--- start ---

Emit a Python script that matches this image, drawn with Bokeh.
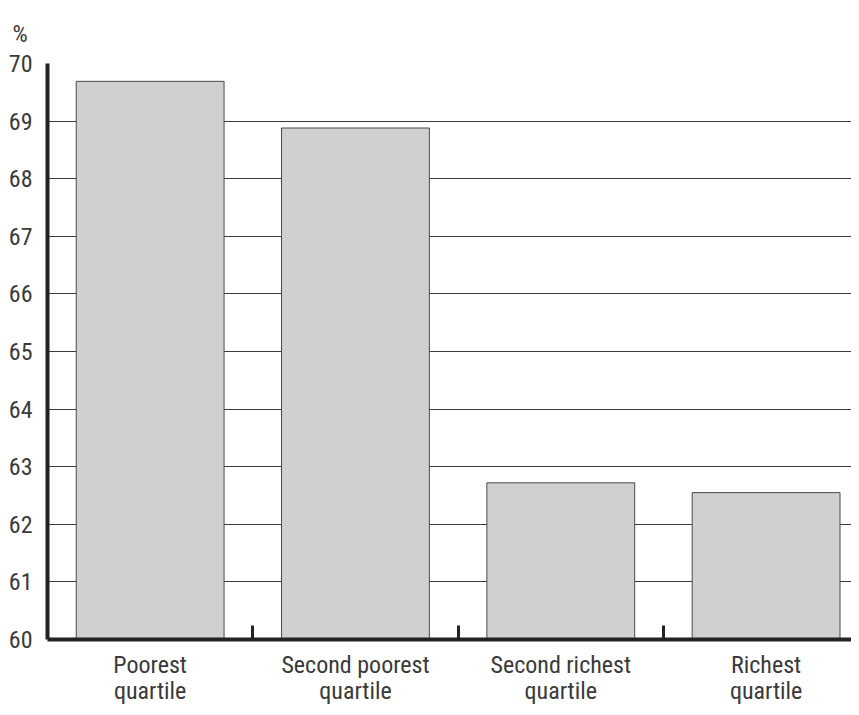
import numpy as np
from bokeh.plotting import figure
from bokeh.models import Range1d, FixedTicker, ColumnDataSource
from bokeh.embed import file_html
from bokeh.resources import INLINE

categories = ["Poorest\nquartile", "Second poorest\nquartile", "Second richest\nquartile", "Richest\nquartile"]
values = [69.69, 68.88, 62.72, 62.55]
y_ticks = [60, 61, 62, 63, 64, 65, 66, 67, 68, 69, 70]
y_unit = "%"

FONT = "Roboto Condensed"
TXT = "#3a3a3a"
FS = "24px"
FRAME_H = 576

idx = np.arange(len(categories))
centers = idx + 0.5
bounds = list(idx[1:])

src = ColumnDataSource(dict(x=centers, top=values))

p = figure(frame_width=804, frame_height=FRAME_H, output_backend="svg", toolbar_location=None,
           x_range=Range1d(0, 3.916), y_range=Range1d(60, 70),
           min_border_left=47, min_border_top=63, min_border_right=0, min_border_bottom=10)
p.outline_line_color = None
p.background_fill_color = "white"

p.vbar(x="x", top="top", bottom=60, width=0.72, source=src,
       fill_color="#d0d0d0", line_color="#4a4a4a", line_width=1)

p.xgrid.visible = False
p.ygrid.grid_line_color = "#3c3c3c"
p.ygrid.grid_line_width = 1
p.ygrid.ticker = FixedTicker(ticks=y_ticks)

ya = p.yaxis[0]
ya.ticker = FixedTicker(ticks=y_ticks)
ya.axis_line_width = 4
ya.axis_line_color = "#222222"
ya.major_tick_line_color = None
ya.minor_tick_line_color = None
ya.major_label_standoff = 9
ya.major_label_text_font = FONT
ya.major_label_text_font_size = FS
ya.major_label_text_color = TXT

xa = p.xaxis[0]
xa.ticker = FixedTicker(ticks=list(centers), minor_ticks=bounds)
xa.major_label_overrides = {float(c): lab for c, lab in zip(centers, categories)}
xa.axis_line_width = 4
xa.axis_line_color = "#222222"
xa.major_tick_line_color = None
xa.minor_tick_line_color = "#222222"
xa.minor_tick_line_width = 3
xa.minor_tick_in = 14
xa.minor_tick_out = 0
xa.major_label_standoff = 5
xa.major_label_text_font = FONT
xa.major_label_text_font_size = FS
xa.major_label_text_color = TXT
xa.major_label_text_line_height = 0.95

p.title.text = y_unit
p.title.align = "left"
p.title.offset = -35
p.title.standoff = 32
p.title.vertical_align = "bottom"
p.title.text_font = FONT
p.title.text_font_size = FS
p.title.text_font_style = "normal"
p.title.text_color = TXT

open("out.html", "w").write(file_html(p, INLINE))
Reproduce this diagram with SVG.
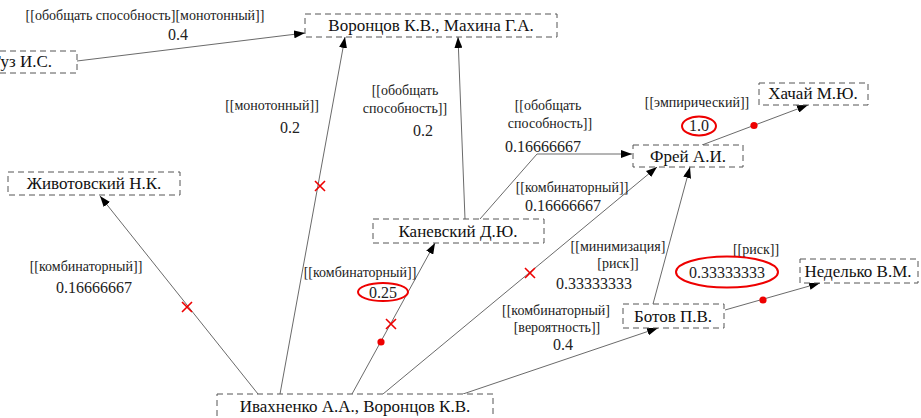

--- end ---

Could you reproduce every record above exactly, leaving out the pictures?

● **Answer to this problem**
Emit a Python script that matches this image, drawn with Bokeh.
import numpy as np
from bokeh.plotting import figure
from bokeh.models import Range1d, FixedTicker, ColumnDataSource
from bokeh.embed import file_html
from bokeh.resources import INLINE

categories = ["Poorest\nquartile", "Second poorest\nquartile", "Second richest\nquartile", "Richest\nquartile"]
values = [69.69, 68.88, 62.72, 62.55]
y_ticks = [60, 61, 62, 63, 64, 65, 66, 67, 68, 69, 70]
y_unit = "%"

FONT = "Roboto Condensed"
TXT = "#3a3a3a"
FS = "24px"
FRAME_H = 576

idx = np.arange(len(categories))
centers = idx + 0.5
bounds = list(idx[1:])

src = ColumnDataSource(dict(x=centers, top=values))

p = figure(frame_width=804, frame_height=FRAME_H, output_backend="svg", toolbar_location=None,
           x_range=Range1d(0, 3.916), y_range=Range1d(60, 70),
           min_border_left=47, min_border_top=63, min_border_right=0, min_border_bottom=10)
p.outline_line_color = None
p.background_fill_color = "white"

p.vbar(x="x", top="top", bottom=60, width=0.72, source=src,
       fill_color="#d0d0d0", line_color="#4a4a4a", line_width=1)

p.xgrid.visible = False
p.ygrid.grid_line_color = "#3c3c3c"
p.ygrid.grid_line_width = 1
p.ygrid.ticker = FixedTicker(ticks=y_ticks)

ya = p.yaxis[0]
ya.ticker = FixedTicker(ticks=y_ticks)
ya.axis_line_width = 4
ya.axis_line_color = "#222222"
ya.major_tick_line_color = None
ya.minor_tick_line_color = None
ya.major_label_standoff = 9
ya.major_label_text_font = FONT
ya.major_label_text_font_size = FS
ya.major_label_text_color = TXT

xa = p.xaxis[0]
xa.ticker = FixedTicker(ticks=list(centers), minor_ticks=bounds)
xa.major_label_overrides = {float(c): lab for c, lab in zip(centers, categories)}
xa.axis_line_width = 4
xa.axis_line_color = "#222222"
xa.major_tick_line_color = None
xa.minor_tick_line_color = "#222222"
xa.minor_tick_line_width = 3
xa.minor_tick_in = 14
xa.minor_tick_out = 0
xa.major_label_standoff = 5
xa.major_label_text_font = FONT
xa.major_label_text_font_size = FS
xa.major_label_text_color = TXT
xa.major_label_text_line_height = 0.95

p.title.text = y_unit
p.title.align = "left"
p.title.offset = -35
p.title.standoff = 32
p.title.vertical_align = "bottom"
p.title.text_font = FONT
p.title.text_font_size = FS
p.title.text_font_style = "normal"
p.title.text_color = TXT

open("out.html", "w").write(file_html(p, INLINE))
Reproduce this diagram with SVG.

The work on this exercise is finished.